Он всюду шел со мной по свету,
Всему причастен на земле.
По одному со мной билету,
Как равный гость, бывал в Кремле.

И все же для множества читателей публикация «Друга детства» в сборнике «Литературная Москва», где он стал самой высокой «нотой», явилась значительным событием, естественно вошедшим в атмосферу, созданную XX съездом партии и докладом Н. С. Хрущева «О культе личности и его последствиях» [26].

Наступивший 1956-й по всем статьям оказался для Твардовского трудным.

«Как я себя чувствую в связи со всем, происходящим на белом свете? — писал Александр Трифонович Овечкину 5 апреля, спустя месяц с небольшим после съезда. — …Это я, может быть, и мог бы изъяснить на бумаге, но не сейчас, когда в душе „все перевернулось и только укладывается“, как говорил Л. Толстой. О многом можно было бы поговорить. Одно скажу, повторю, что нашему с тобой поколению не приходится жаловаться на недостаток материала для обдумывания».

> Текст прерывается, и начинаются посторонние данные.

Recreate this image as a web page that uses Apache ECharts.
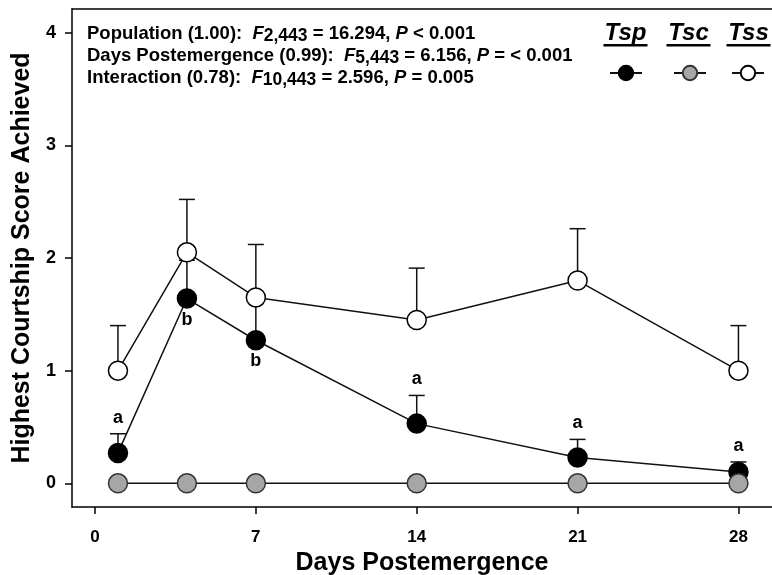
<!DOCTYPE html>
<html>
<head>
<meta charset="utf-8">
<title>Highest Courtship Score</title>
<script src="https://cdn.jsdelivr.net/npm/echarts@6/dist/echarts.min.js"></script>
<style>
	html, body { margin: 0; padding: 0; background: #fff; }
	#main { width: 772px; height: 575px; }
</style>
</head>
<body>
<div id="main"></div>
<script>
var days = [1, 4, 7, 14, 21, 28];
var tspMean = [0.27, 1.64, 1.27, 0.53, 0.23, 0.10];
var tspUpper = [0.44, 1.98, 1.60, 0.78, 0.39, 0.19];
var tscMean = [0, 0, 0, 0, 0, 0];
var tssMean = [1.00, 2.05, 1.65, 1.45, 1.80, 1.00];
var tssUpper = [1.40, 2.52, 2.12, 1.91, 2.26, 1.40];
var tspLetters = ['a', 'b', 'b', 'a', 'a', 'a'];
var tspLetterSide = ['above', 'below', 'below', 'above', 'above', 'above'];
var xTicks = [0, 7, 14, 21, 28];
var yTicks = [0, 1, 2, 3, 4];
var statLines = [
	'{b|Population (1.00):  }{i|F}{s|2,443}{b| = 16.294, }{i|P}{b| < 0.001}',
	'{b|Days Postemergence (0.99):  }{i|F}{s|5,443}{b| = 6.156, }{i|P}{b| = < 0.001}',
	'{b|Interaction (0.78):  }{i|F}{s|10,443}{b| = 2.596, }{i|P}{b| = 0.005}'
];

var font = 'Liberation Sans, Arial, Helvetica, sans-serif';
var ink = '#111';

function pairs(ys) {
	return days.map(function(d, i) { return [d, ys[i]]; });
}

// upper error bars only
function errorSeries(id, means, uppers) {
	return {
		type: 'custom',
		id: id,
		z: 1,
		silent: true,
		encode: { x: 0, y: [1, 2] },
		renderItem: function(params, api) {
			var x = api.value(0);
			var p0 = api.coord([x, api.value(1)]);
			var p1 = api.coord([x, api.value(2)]);
			return {
				type: 'group',
				children: [{
					type: 'line',
					shape: { x1: p0[0], y1: p0[1], x2: p1[0], y2: p1[1] },
					style: { stroke: ink, lineWidth: 1.5 }
				}, {
					type: 'line',
					shape: { x1: p1[0] - 8, y1: p1[1], x2: p1[0] + 8, y2: p1[1] },
					style: { stroke: ink, lineWidth: 1.5 }
				}]
			};
		},
		data: days.map(function(d, i) { return [d, means[i], uppers[i]]; })
	};
}

function lineSeries(name, ys, fill, border) {
	return {
		name: name,
		type: 'line',
		z: 2,
		data: pairs(ys),
		symbol: 'circle',
		symbolSize: 19,
		showAllSymbol: true,
		lineStyle: { color: ink, width: 1.5 },
		itemStyle: { color: fill, borderColor: border, borderWidth: 1.5 }
	};
}

function legendFor(name, left) {
	return {
		data: [name],
		left: left,
		top: 64,
		padding: 0,
		itemGap: 0,
		itemWidth: 32,
		itemHeight: 18,
		selectedMode: false,
		formatter: function() { return ''; },
		textStyle: { fontSize: 1 }
	};
}

var myChart = echarts.init(document.getElementById('main'));
var option = {
	backgroundColor: '#fff',
	animation: false,
	textStyle: { fontFamily: font, color: '#000' },
	grid: { left: 72, top: 9, right: 0, bottom: 68, outerBoundsMode: 'none', containLabel: false },
	legend: [legendFor('Tsp', 609), legendFor('Tsc', 673), legendFor('Tss', 731)],
	xAxis: [{
		type: 'value',
		min: -1,
		max: 29.46,
		splitLine: { show: false },
		axisLine: { onZero: false, lineStyle: { color: '#000', width: 1.5 } },
		axisTick: { customValues: xTicks, length: 7, lineStyle: { color: '#000', width: 1.5 } },
		axisLabel: { customValues: xTicks, margin: 22, fontSize: 17, fontWeight: 'bold', color: '#000', fontFamily: font },
		name: 'Days Postemergence',
		nameLocation: 'middle',
		nameGap: 34,
		nameTextStyle: { fontSize: 25, fontWeight: 'bold', color: '#000', fontFamily: font }
	}, {
		// top frame line
		type: 'value',
		position: 'top',
		min: -1,
		max: 29.46,
		splitLine: { show: false },
		axisLine: { onZero: false, lineStyle: { color: '#000', width: 1.5 } },
		axisTick: { show: false },
		axisLabel: { show: false }
	}],
	yAxis: {
		type: 'value',
		min: -0.21,
		max: 4.21,
		splitLine: { show: false },
		axisLine: { onZero: false, lineStyle: { color: '#000', width: 1.5 } },
		axisTick: { customValues: yTicks, length: 7, lineStyle: { color: '#000', width: 1.5 } },
		axisLabel: { customValues: yTicks, margin: 16, fontSize: 18, fontWeight: 'bold', color: '#000', fontFamily: font },
		name: 'Highest Courtship Score Achieved',
		nameLocation: 'middle',
		nameGap: 30,
		nameTextStyle: { fontSize: 25, fontWeight: 'bold', color: '#000', fontFamily: font }
	},
	graphic: statLines.map(function(t, i) {
		return {
			type: 'text',
			x: 87,
			y: 34 + i * 22,
			style: {
				text: t,
				verticalAlign: 'middle',
				rich: {
					b: { fontFamily: font, fontSize: 18.5, fontWeight: 'bold', lineHeight: 22, fill: '#000' },
					i: { fontFamily: font, fontSize: 18.5, fontWeight: 'bold', fontStyle: 'italic', lineHeight: 22, fill: '#000' },
					s: { fontFamily: font, fontSize: 17.5, fontWeight: 'bold', lineHeight: 12, verticalAlign: 'bottom', fill: '#000' }
				}
			}
		};
	}).concat([['Tsp', 625.5], ['Tsc', 688.5], ['Tss', 748.5]].map(function(h) {
		return {
			type: 'group',
			children: [{
				type: 'text',
				x: h[1],
				y: 33,
				style: {
					text: h[0],
					font: 'italic bold 24px ' + font,
					textAlign: 'center',
					textVerticalAlign: 'middle',
					fill: '#000'
				}
			}, {
				type: 'rect',
				shape: { x: h[1] - 22, y: 44, width: 44, height: 2.5 },
				style: { fill: '#000' }
			}]
		};
	})),
	series: [
		errorSeries('tspErr', tspMean, tspUpper),
		errorSeries('tssErr', tssMean, tssUpper),
		lineSeries('Tsp', tspMean, '#000', '#000'),
		lineSeries('Tss', tssMean, '#fff', '#000'),
		lineSeries('Tsc', tscMean, '#a6a6a6', '#333'),
		{
			type: 'custom',
			id: 'letters',
			z: 3,
			silent: true,
			renderItem: function(params, api) {
				var i = params.dataIndex;
				var above = tspLetterSide[i] === 'above';
				var p = api.coord([days[i], above ? tspUpper[i] : tspMean[i]]);
				return {
					type: 'text',
					x: p[0],
					y: p[1] + (above ? -16 : 21),
					style: {
						text: tspLetters[i],
						font: 'bold 18px ' + font,
						textAlign: 'center',
						textVerticalAlign: 'middle',
						fill: '#000'
					}
				};
			},
			data: pairs(tspMean)
		}
	]
};
myChart.setOption(option);
</script>
</body>
</html>
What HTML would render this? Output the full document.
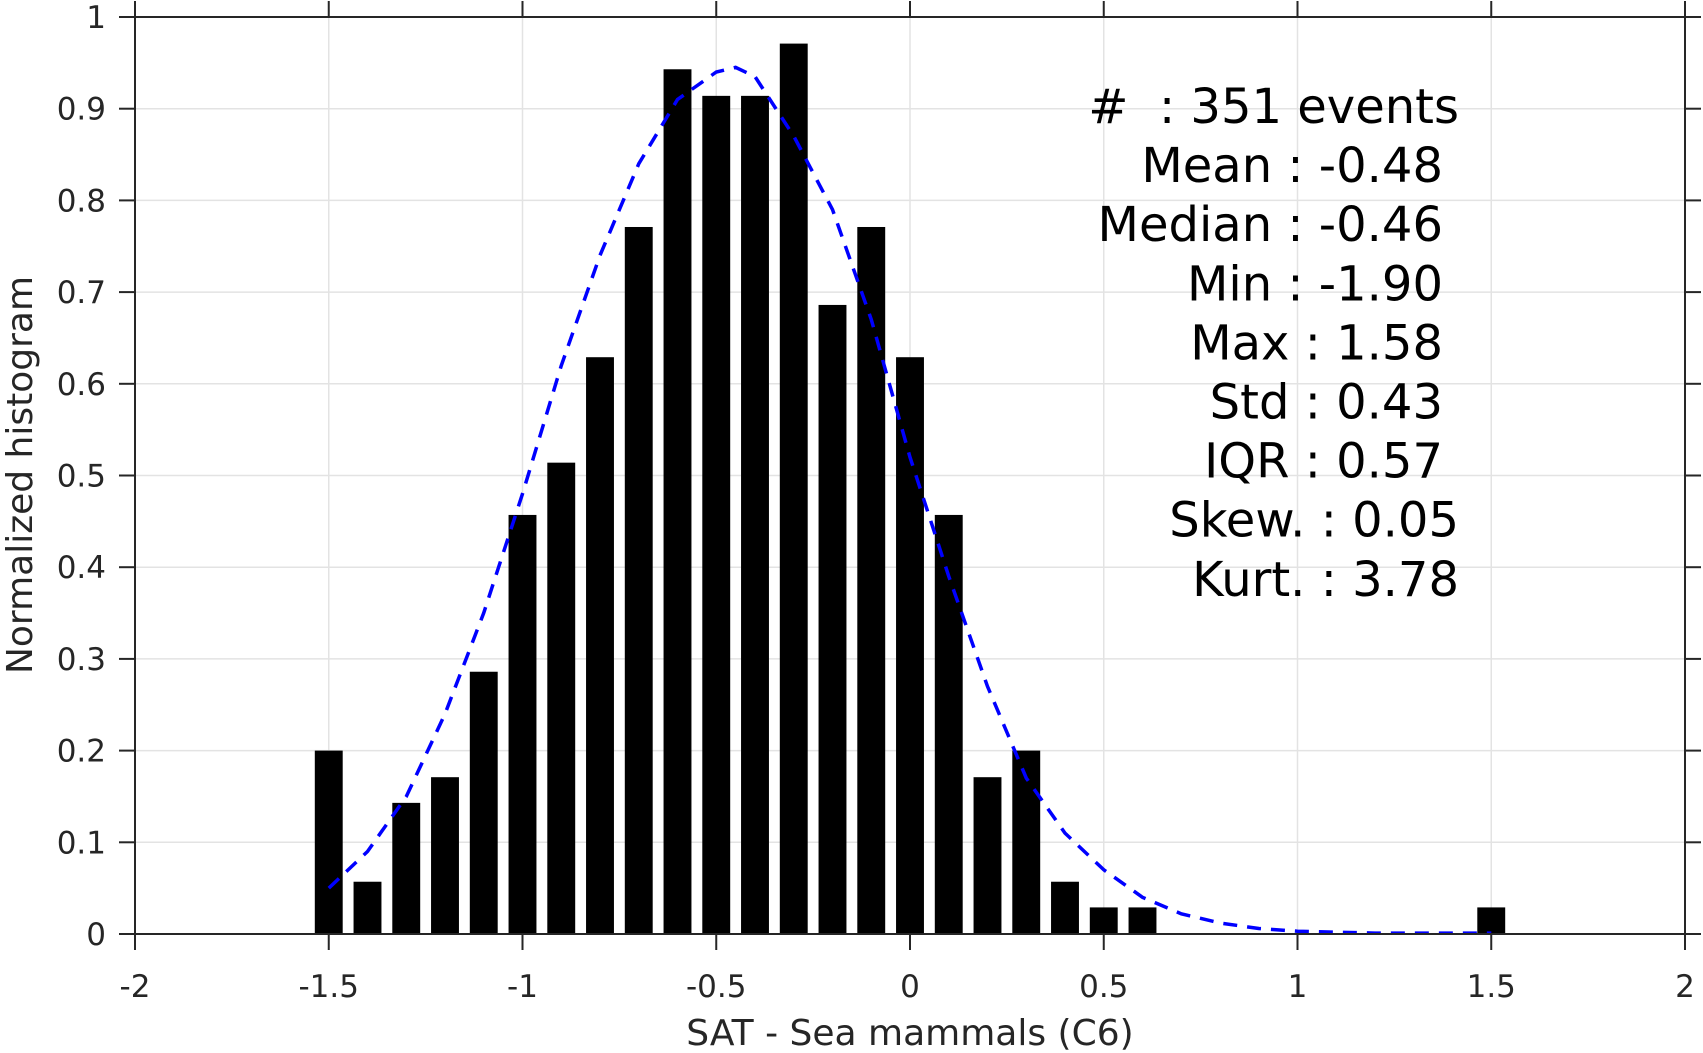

Потрясенный открывшимся размахом сталинского террора (еще недавно Фадеев в споре с Твардовским называл несравненно меньшие цифры репрессированных), поэт все же не терял веры ни в социализм, ни в необходимость жестокой, но целительной правды.

вернуться

25

К слову сказать, после летней, в 1955 году, поездки на родину, где, по словам поэта, «никакого Загорья нет и тех людей нет», в его рабочей тетради появилась краткая, но красноречивая запись: «Петровский мост (название деревни. — А. Т-в) — место гулянья целого округа — ни кустика, ни знака, и деревень тех нет вокруг». Не завязь ли это стихов, увы, недописанных:

Ни кустика, ни знака,
И деревень тех нет вокруг…

И не «аукнулось» ли здесь давнее, «тёркинское»:

Край известный до куста.
Но глядит — не та дорога,
Местность будто бы не та.
Вот и взгорье, вот и речка.
Глушь, бурьян солдату в рост,
Да на столбике дощечка.
Мол, деревня Красный Мост.
………………………………..
У дощечки на развилке,
Сняв пилотку, наш солдат
Постоял, как на могилке…

(«Про солдата-сироту»)

вернуться

26

«Я… принялся читать стихи Твардовского, — записал Чуковский 28 февраля 1956 года, — дошел до „Встречи с другом“… и заревел».